Le véritable pôle d’attraction de cette côte ouest, c’est Nosy Be, le plus grand et le plus célèbre des satellites de Madagascar, à 350 kilomètres des côtes nord. A vol d’oiseau: la voie des airs est d’ailleurs indiquée, et c’est un régal de contempler à basse altitude les soubresauts vert sombre des montagnes, les scarifications des brûlis et des pistes, le miroitement des fleuves sinueux, les îles semées sur les eaux turquoise… Nosy Be attire – toutes proportions gardées – des foules d’amateurs venus profiter de la chaleur de l’accueil et de la tiédeur de l’eau, de la clarté des fonds sous-marins et de la luxuriance tropicale des plantations de canne et d’ilangs-ilangs. La croisière est le moyen idéal de leur fausser compagnie. Des voiliers charters plus ou moins luxueux vous entraînent vers des archipels aux îlots souvent déserts, montagneux ou coralliens, tapissés de sable ou de forêt dense, mais toujours cernés de plages édéniques: au nord, les Mitsio; au sud, les Radames… Sur l’horizon se profilent, entre mer indigo et ciel céruléen, les voiles blanches des pirogues, qui sont souvent l’unique lien avec les hameaux reculés. Ainsi ceux de la baie des Russes, au bout d’une péninsule où pas une piste ne s’aventure: un des rendez-vous incontournables des navigateurs, une rade presque fermée, protégée par une ceinture de collines bleutées, ourlée à marée basse de plages rousses. Si parfaite que, vers 1904, la flotte du tsar en route pour le Japon, s’y réfugiant pour attendre un ravitaillement de charbon, n’en voulut plus bouger pendant un an…

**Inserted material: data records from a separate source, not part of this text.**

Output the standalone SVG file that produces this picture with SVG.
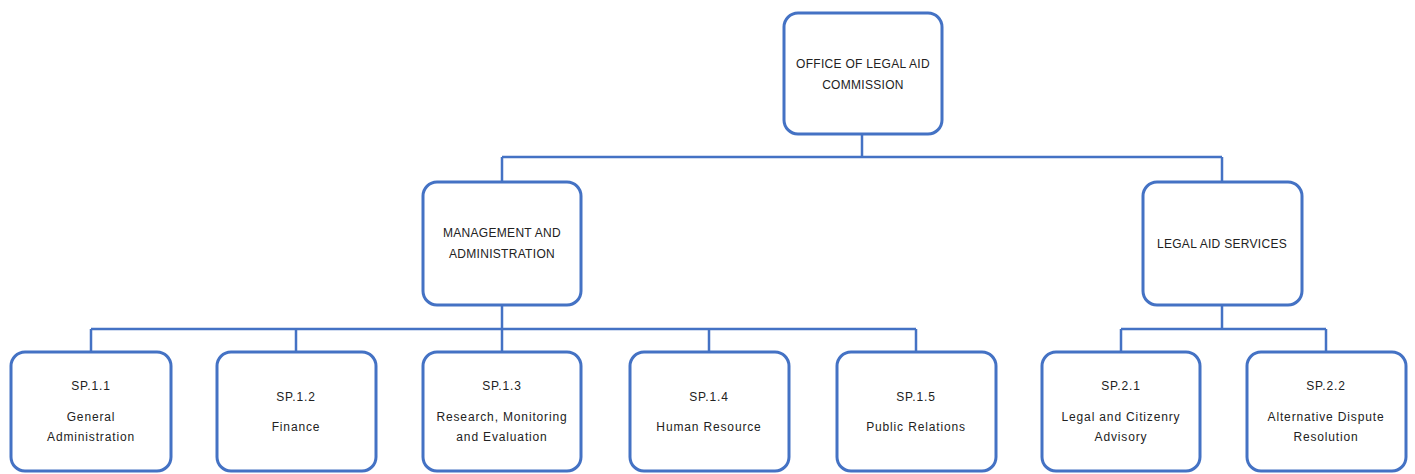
<svg xmlns="http://www.w3.org/2000/svg" width="1415" height="474" viewBox="0 0 1415 474">
<style>
.box{fill:#fff;stroke:#4472C4;stroke-width:3}
.ln{fill:none;stroke:#4472C4;stroke-width:2.5}
text{font-family:"Liberation Sans",Arial,sans-serif;fill:#222;text-anchor:middle}
.cap{font-size:12px;letter-spacing:0.3px}
.sm{font-size:12px;letter-spacing:0.85px}
</style>
<rect width="1415" height="474" fill="#fff"/>
<g id="connectors">
<path class="ln" d="M862,134V157M502,157H1222M502,157V182M1222,157V182"/>
<path class="ln" d="M502,305V352M91,329H916M91,329V352M296,329V352M709,329V352M916,329V352"/>
<path class="ln" d="M1222,305V329M1121,329H1326M1121,329V352M1326,329V352"/>
</g>
<g id="office">
<rect class="box" x="784" y="13" width="158" height="121" rx="14"/>
<text class="cap" x="863" y="68">OFFICE OF LEGAL  AID</text>
<text class="cap" x="863" y="89">COMMISSION</text>
</g>
<g id="management">
<rect class="box" x="423" y="182" width="158" height="123" rx="14"/>
<text class="cap" x="502" y="237">MANAGEMENT  AND</text>
<text class="cap" x="502" y="258">ADMINISTRATION</text>
</g>
<g id="legalaid">
<rect class="box" x="1143" y="182" width="159" height="123" rx="14"/>
<text class="cap" x="1222" y="248">LEGAL  AID SERVICES</text>
</g>
<g id="sp11">
<rect class="box" x="11" y="352" width="160" height="119" rx="14"/>
<text class="sm" x="91" y="390">SP.1.1</text>
<text class="sm" x="91" y="421">General</text>
<text class="sm" x="91" y="441">Administration</text>
</g>
<g id="sp12">
<rect class="box" x="217" y="352" width="159" height="119" rx="14"/>
<text class="sm" x="296" y="401">SP.1.2</text>
<text class="sm" x="296" y="431">Finance</text>
</g>
<g id="sp13">
<rect class="box" x="423" y="352" width="158" height="119" rx="14"/>
<text class="sm" x="502" y="390">SP.1.3</text>
<text class="sm" x="502" y="421">Research,  Monitoring</text>
<text class="sm" x="502" y="441">and Evaluation</text>
</g>
<g id="sp14">
<rect class="box" x="630" y="352" width="159" height="119" rx="14"/>
<text class="sm" x="709" y="401">SP.1.4</text>
<text class="sm" x="709" y="431">Human  Resource</text>
</g>
<g id="sp15">
<rect class="box" x="837" y="352" width="159" height="119" rx="14"/>
<text class="sm" x="916" y="401">SP.1.5</text>
<text class="sm" x="916" y="431">Public  Relations</text>
</g>
<g id="sp21">
<rect class="box" x="1042" y="352" width="158" height="119" rx="14"/>
<text class="sm" x="1121" y="390">SP.2.1</text>
<text class="sm" x="1121" y="421">Legal and Citizenry</text>
<text class="sm" x="1121" y="441">Advisory</text>
</g>
<g id="sp22">
<rect class="box" x="1247" y="352" width="159" height="119" rx="14"/>
<text class="sm" x="1326" y="390">SP.2.2</text>
<text class="sm" x="1326" y="421">Alternative  Dispute</text>
<text class="sm" x="1326" y="441">Resolution</text>
</g>
</svg>
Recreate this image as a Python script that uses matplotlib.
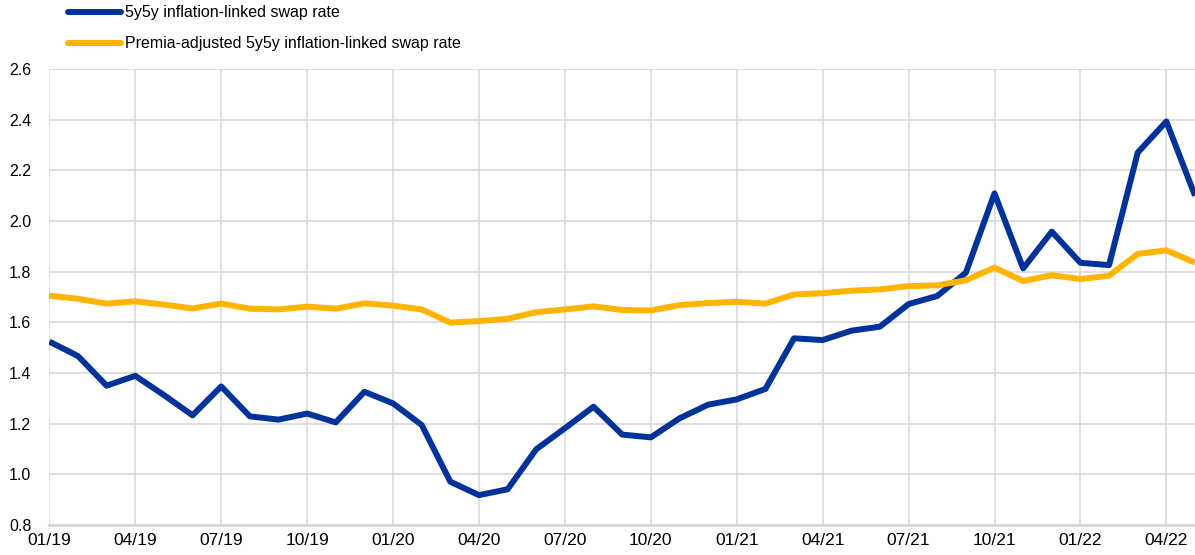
import matplotlib.pyplot as plt

# monthly observations, 01/19 to 05/22
months = list(range(41))
tick_labels = ["01/19", "04/19", "07/19", "10/19", "01/20", "04/20", "07/20",
               "10/20", "01/21", "04/21", "07/21", "10/21", "01/22", "04/22"]

swap_rate = [1.524, 1.467, 1.350, 1.389, 1.313, 1.233, 1.347, 1.229, 1.216, 1.240,
             1.205, 1.326, 1.280, 1.195, 0.971, 0.918, 0.941, 1.099, 1.182, 1.267,
             1.157, 1.146, 1.221, 1.275, 1.296, 1.337, 1.537, 1.530, 1.567, 1.583,
             1.672, 1.704, 1.796, 2.109, 1.813, 1.958, 1.835, 1.826, 2.270, 2.393,
             2.100]

premia_adjusted = [1.705, 1.693, 1.674, 1.683, 1.670, 1.655, 1.674, 1.654, 1.651, 1.662,
                   1.654, 1.675, 1.666, 1.651, 1.599, 1.605, 1.614, 1.640, 1.651, 1.663,
                   1.649, 1.647, 1.668, 1.676, 1.681, 1.674, 1.710, 1.715, 1.725, 1.730,
                   1.743, 1.746, 1.766, 1.816, 1.763, 1.786, 1.771, 1.784, 1.870, 1.884,
                   1.836]

blue = "#003299"
yellow = "#ffb400"

plt.rcParams['font.family'] = ['Liberation Sans', 'DejaVu Sans']

fig = plt.figure(figsize=(11.95, 5.55), dpi=100)
ax = fig.add_axes([0.0413, 0.054, 0.9587, 0.8217])

ax.plot(months, swap_rate, color=blue, lw=4.3, solid_capstyle='butt',
        label="5y5y inflation-linked swap rate", zorder=3)
ax.plot(months, premia_adjusted, color=yellow, lw=4.3, solid_capstyle='butt',
        label="Premia-adjusted 5y5y inflation-linked swap rate", zorder=3)

ax.set_xlim(0, 40)
ax.set_ylim(0.8, 2.6)
ax.set_yticks([0.8, 1.0, 1.2, 1.4, 1.6, 1.8, 2.0, 2.2, 2.4, 2.6])
ax.set_yticklabels([f"{v:.1f}" for v in ax.get_yticks()])
ax.set_xticks(range(0, 40, 3))
ax.set_xticklabels(tick_labels,
                   fontfamily=['Liberation Sans Narrow', 'Liberation Sans'])

ax.grid(True, color="#d9d9d9", lw=1.2)
ax.set_axisbelow(True)
for s in ["top", "right", "left"]:
    ax.spines[s].set_visible(False)
ax.spines["bottom"].set_color("#d9d9d9")
ax.spines["bottom"].set_linewidth(2.2)
ax.tick_params(axis="both", length=0, labelsize=11.5, colors="#000000")
ax.tick_params(axis="y", pad=13)
ax.tick_params(axis="x", pad=6, labelsize=12.5)

leg = fig.legend(loc="upper left", bbox_to_anchor=(0.045, 1.016), frameon=False,
                 fontsize=11.5, handlelength=3.3, handletextpad=0.25,
                 labelspacing=1.0)
for line in leg.get_lines():
    line.set_linewidth(4.3)
    line.set_solid_capstyle('round')

fig.savefig("out.png", dpi=100)
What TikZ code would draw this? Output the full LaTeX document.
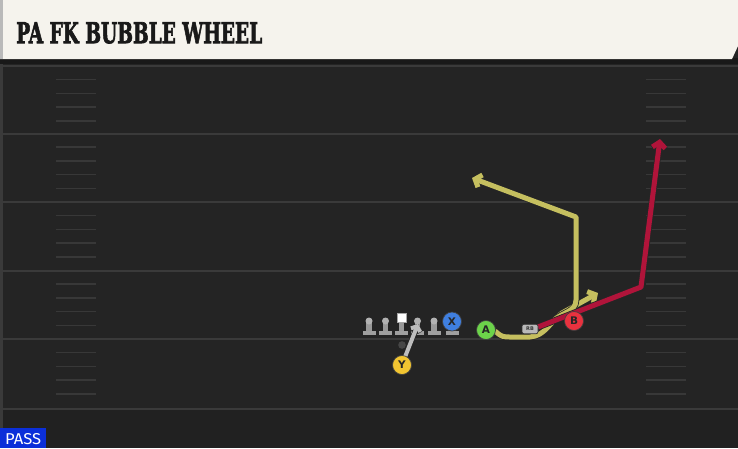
\documentclass[tikz,border=0pt]{standalone}
\usepackage{fontspec}
\usetikzlibrary{arrows.meta}
\newfontfamily\titlefont{DejaVu Serif Condensed Bold}[FakeBold=2.5]
\newfontfamily\lblfont{DejaVu Sans}
\newfontfamily\passfont{Fira Sans}
\definecolor{fieldbg}{HTML}{242424}
\definecolor{fieldline}{HTML}{3A3A3A}
\definecolor{hashc}{HTML}{383838}
\definecolor{headerbg}{HTML}{F5F3ED}
\definecolor{olive}{HTML}{C5BF5F}
\definecolor{routered}{HTML}{B0143A}
\definecolor{routegray}{HTML}{BDBDBD}
\definecolor{pgreen}{HTML}{6CD34A}
\definecolor{pblue}{HTML}{3F7FE0}
\definecolor{pyellow}{HTML}{F2C531}
\definecolor{pred}{HTML}{E8323F}
\definecolor{passblue}{HTML}{0B2FD9}
\tikzset{
  fline/.style={draw=fieldline, line width=2pt},
  hashmark/.style={draw=hashc, line width=1.5pt},
  player/.style={circle, minimum size=19pt, inner sep=0pt, draw=black!75, line width=0.7pt,
     font=\lblfont\bfseries\fontsize{10.5}{10.5}\selectfont, text=black!85},
  rbbox/.style={draw=black!80, fill=gray!55, rounded corners=2pt, minimum width=16pt, minimum height=9.5pt,
      inner sep=0pt, line width=0.7pt, font=\lblfont\bfseries\fontsize{5}{5}\selectfont, text=black!80},
  route/.style={line width=5pt, line join=round,
     preaction={draw=black!85, line width=6.6pt}},
  arrowtip/.style={-{Straight Barb[length=5.5pt,width=13pt]}},
  lineman/.pic={
    \fill[gray!75] (-6.5,-4) rectangle (6.5,0);
    \fill[gray!80] (-2.6,-13) rectangle (2.6,-4);
    \fill[gray!60] (0,-14) circle (3.5);
  }
}
\begin{document}
\begin{tikzpicture}[x=1pt,y=-1pt]
\useasboundingbox (0,0) rectangle (738,448);
% field
\fill[fieldbg] (0,0) rectangle (738,448);
\fill[fieldbg!92!black] (0,409) rectangle (738,448);
\fill[fieldline] (0,60) rectangle (2.5,448);
% yard lines
\foreach \y in {66,133.5,202,270.5,339,408.5}{
  \draw[fline] (2.5,\y) -- (738,\y);
}
% hash marks
\foreach \y in {66,133.5,202,270.5,339}{
  \foreach \k in {1,2,3,4}{
    \draw[hashmark] (56,\y+13.7*\k) -- (96,\y+13.7*\k);
    \draw[hashmark] (646,\y+13.7*\k) -- (686,\y+13.7*\k);
  }
}
% header
\fill[black!90] (0,58) rectangle (738,64);
\fill[headerbg] (0,0) -- (738,0) -- (738,46) -- (732,59) -- (0,59) -- cycle;
\fill[gray!55] (0,0) rectangle (3,59);
\node[anchor=north west, inner sep=0pt, text=black!90] (title) at (16,22)
  {\resizebox{246pt}{21pt}{\titlefont PA FK BUBBLE WHEEL}};
% PASS label
\fill[passblue] (0,428) rectangle (46,448);
\node[anchor=north west, inner sep=0pt, text=white] (pass) at (5,433)
  {\resizebox{36pt}{11pt}{\passfont PASS}};
% offensive line
\pic at (369,335) {lineman};
\pic at (385.5,335) {lineman};
\fill[gray!75] (395,331) rectangle (408,335);
\fill[gray!80] (399,322) rectangle (404,331);
\fill[white, draw=gray!70, line width=0.6pt] (397,313.5) rectangle (406,322);
\pic at (417.5,335) {lineman};
\pic at (434,335) {lineman};
\fill[gray!75] (445.5,331) rectangle (459,335);
% QB dot
\fill[gray!55!black] (402,345) circle (3.8);
% route points
\coordinate (rbend) at (641,287);
\coordinate (rtip) at (660,139);
\coordinate (bubtip) at (598,293);
\coordinate (wcorner) at (576,217);
\coordinate (wtip) at (472,178);
\coordinate (ytip) at (418,324);
\coordinate (A) at (486,330);
\coordinate (RBc) at (530,329);
\coordinate (Yc) at (402,365);
% routes
\draw[route, olive, arrowtip] (495,331) .. controls (502,337) .. (512,337) -- (530,337)
   .. controls (545,336) and (550,322) .. (562,313) -- (bubtip);
\draw[route, olive, arrowtip] (553,321) .. controls (562,312) and (576,312) .. (576,300)
   -- (wcorner) -- (wtip);
\draw[route, routered, arrowtip] (538,327) -- (rbend) -- (rtip);
\draw[line width=4pt, routegray, -{Straight Barb[length=4pt,width=10pt]},
      preaction={draw=black!85, line width=5.4pt}] (405,357) -- (ytip);
% players
\node[player, fill=pgreen] (Anode) at (A) {A};
\node[player, fill=pred] (B) at (574,321) {B};
\node[player, fill=pblue] (X) at (452,321.5) {X};
\node[player, fill=pyellow] (Y) at (Yc) {Y};
\node[rbbox] (RB) at (RBc) {RB};
\end{tikzpicture}
\end{document}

Devant l’étrave se dévoilent des trésors cachés, tel ce village de pêcheurs niché dans l’embouchure luxuriante de la rivière Baramahamay: toujours ces frêles maisons de joncs, hissées ici sur pilotis, pour cause de crues régulières. Mais la « civilisation » est plus proche: la virgule célèbre d’une marque américaine peinte sur une porte ou les dessins d’enfants affichés dans l’école, résultat de la visite d’une institutrice française, sont là pour le rappeler. Et d’autres joyaux bien visibles, cartes postales grandeur nature: ainsi Nosy Iranja, minuscule montagne boisée à laquelle se rattache à marée basse, par un long et lumineux serpent de sable, un îlot-hôtel plus infime encore. On y nage à quelques mètres de profondeur, entre poissons et tortues nonchalantes.

Au village, les grands nappes brodées – spécialité malgache – étendues entre deux palmiers côtoient les poissons à l’oeil rond qui sèchent en chapelets. Entre arbres à pain et tamariniers, un raidillon grimpe vers le sommet de l’île et le phare, souvenir colonial rougi par la rouille, depuis longtemps abandonné. La maison des gardiens sert d’école, le terre-plein, de terrain de foot, délimité par quelques branches assemblées faisant office de cage. La pente est raide. On frémit, au sommet des marches branlantes, en songeant au sort du ballon victime d’un tir trop puissant. Puis on s’abîme dans l’éblouissement du décor, les nuances de l’eau, les franges d’écume, la poussière d’îles éparpillées.